A busca pelo conhecido

domingo, julho 12, 2020 24

Pôr do sol. Entardecer visto do meu quintal. Céu alaranjada, roxo e azulado.
Céu mudando de cor, visto do meu quintal. 
Imagem: Fernanda Rodrigues

Passo os dias trabalhando sem sair. Entre um digitar e outro, uma leitura e outra, vou da sala à cozinha, coloco a água para ferver na chaleirinha velha e solto o berro em direção ao quintal:


— Mãããããããe, quer café?


A tarde se esvai enquanto a água segue seu caminho entre o pó e o filtro até fazer morada no fundo da caneca. Observo a fumaça quente e o cheirinho que se espalha por toda a casa. A moradia se converte em aconchego do lar.


Saio para o quintal com minha caneca na mão. Sorvo o líquido quente aos poucos. As gatas dormem em suas caixas de papelão depois de terem corrido muito atrás de seus brinquedos. Estou só  minha mãe já voltou para algum de seus muitos afazeres — mas não estou. Sinto um calorzinho por dentro, que sei que não é só o efeito do café quente. Então, olho para cima.

Vista do entardecer. Céu em tons de azul claro, azul escuro, rosa e laranja.
Céu mudando de cor, visto do meu quintal.
Imagem: Fernanda Rodrigues


O fim do dia sempre foi o meu horário preferido. Agora, em quarentena, ele ganhou um novo significado. Olhar para cima é a minha forma de respiro, o meu sair de casa sem sair, a minha resistência. Ver o céu mudando de cor me lembra de que há vida acontecendo — dentro e fora de mim. O sol se põe me lembrando de que o mundo — ah, o mundo! — ele continua a girar.

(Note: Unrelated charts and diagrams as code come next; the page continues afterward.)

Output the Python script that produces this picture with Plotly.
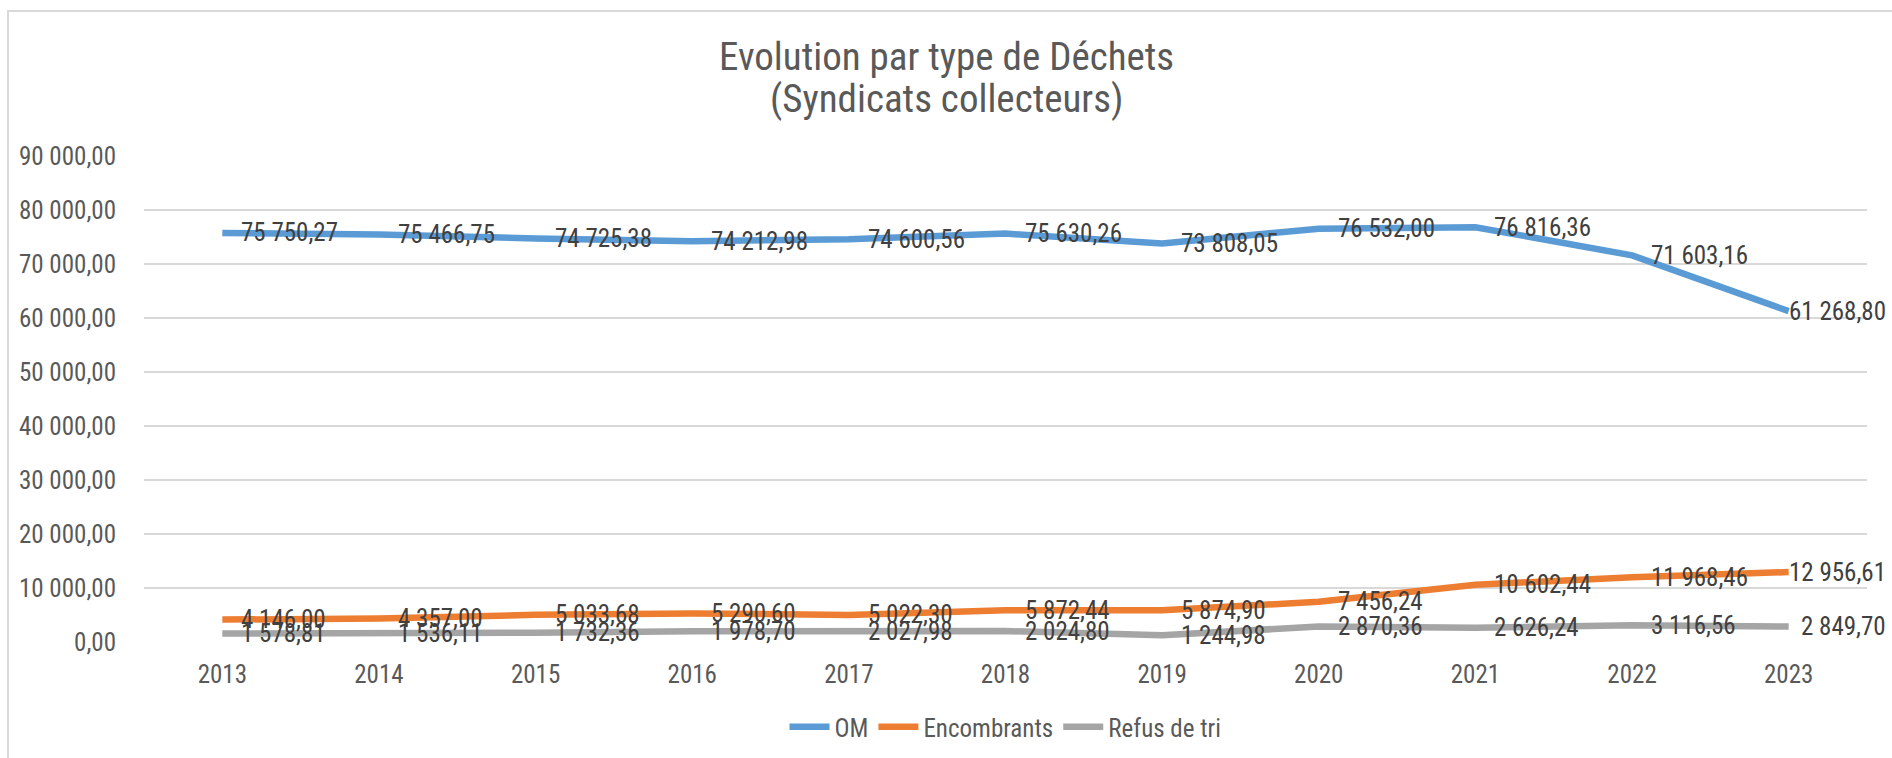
import plotly.graph_objects as go

years = ["2013", "2014", "2015", "2016", "2017", "2018", "2019", "2020", "2021", "2022", "2023"]
om = [75750.27, 75466.75, 74725.38, 74212.98, 74600.56, 75630.26, 73808.05, 76532.00, 76816.36, 71603.16, 61268.80]
encombrants = [4146.00, 4357.00, 5033.68, 5290.60, 5022.30, 5872.44, 5874.90, 7456.24, 10602.44, 11968.46, 12956.61]
refus = [1578.81, 1536.11, 1732.36, 1978.70, 2027.98, 2024.80, 1244.98, 2870.36, 2626.24, 3116.56, 2849.70]

title_lines = ["Evolution par type de Déchets", "(Syndicats collecteurs)"]

series = [("OM", om, "#5B9BD5"), ("Encombrants", encombrants, "#ED7D31"), ("Refus de tri", refus, "#A5A5A5")]

FONT = "Liberation Sans Narrow, Roboto Condensed, Liberation Sans, sans-serif"
FS = 25

def fmt(v):
    s = f"{v:,.2f}"
    return s.replace(",", " ").replace(".", ",")

W, H = 1892, 758
L, T = 144, 156
R = W - 1867
B = H - 642
pw, ph = W - L - R, H - T - B

fig = go.Figure()
for name, vals, col in series:
    fig.add_trace(go.Scatter(
        x=years, y=vals, name=name, mode="lines",
        line=dict(color=col, width=6.5), hoverinfo="skip",
    ))
    n = len(vals)
    for i, yv in enumerate(vals):
        last = i == n - 1
        # category axis: annotation x given as the category's serial index;
        # the last labels are pulled back so they stay inside the chart area
        fig.add_annotation(x=i, y=yv, xref="x", yref="y", text=fmt(yv),
                           showarrow=False,
                           xanchor="right" if last else "left", yanchor="middle",
                           xshift=99 if last else 17,
                           font=dict(family=FONT, size=FS, color="#404040"))

fig.update_layout(
    width=W, height=H,
    margin=dict(l=L, r=R, t=T, b=B, pad=0),
    paper_bgcolor="white", plot_bgcolor="white",
    separators=", ",
    font=dict(family=FONT, size=FS, color="#595959"),
    xaxis=dict(type="category", range=[-0.5, len(years) - 0.5], automargin=False,
               showgrid=False, zeroline=False, showline=False,
               ticks="outside", ticklen=10, tickcolor="rgba(0,0,0,0)",
               tickfont=dict(family=FONT, size=FS, color="#595959")),
    yaxis=dict(range=[0, 90000], dtick=10000, tickformat=",.2f", automargin=False,
               showgrid=True, gridcolor="#D9D9D9", gridwidth=2,
               zeroline=False, showline=False,
               ticks="outside", ticklen=22, tickcolor="rgba(0,0,0,0)",
               tickfont=dict(family=FONT, size=FS, color="#595959")),
    legend=dict(orientation="h", x=0.5, xanchor="center", xref="paper",
                y=1 - 727 / H, yanchor="middle", yref="container",
                font=dict(family=FONT, size=FS, color="#595959"),
                itemwidth=40, traceorder="normal"),
    showlegend=True,
)

for line, yc in zip(title_lines, [57, 99]):
    fig.add_annotation(text=line, xref="paper", yref="paper",
                       x=(W / 2 - L) / pw, xanchor="center",
                       y=1 + (T - yc) / ph, yanchor="middle",
                       showarrow=False,
                       font=dict(family=FONT, size=39, color="#595959"))

fig.add_shape(type="rect", xref="paper", yref="paper",
              x0=(8 - L) / pw, x1=(W + 20 - L) / pw,
              y0=-(B + 20) / ph, y1=1 + (T - 11) / ph,
              line=dict(color="#D9D9D9", width=2), layer="below")

fig.write_html(
    "out.html",
    config={"displayModeBar": False},
    post_script="document.body.style.margin='0';document.body.style.overflow='hidden';",
)
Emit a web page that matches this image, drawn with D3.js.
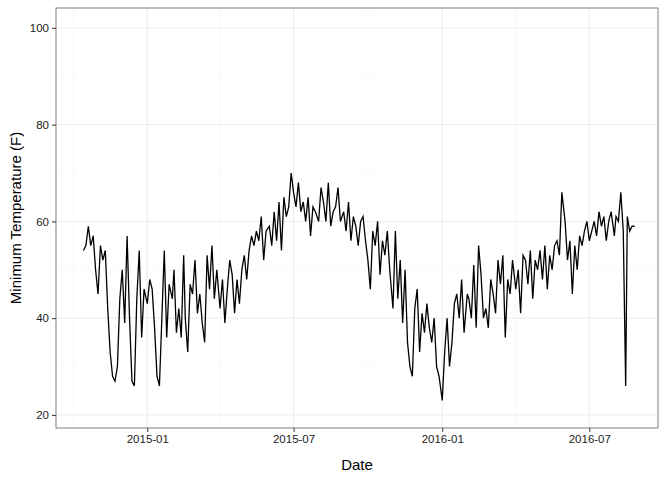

De algum modo esta pausa me faz esquecer das incertezas, me afasta do que me dói. A vida não é mais sobre o caos político ou sobre um vírus que mata por onde passa. Não. Durante aquele espaço de tempo de meia hora, quarenta minutos, em que o azul claro se transforma em laranja, em rosa, em roxo até que se escurece de vez, a vida é sobre estar presente e honrar o próprio silêncio.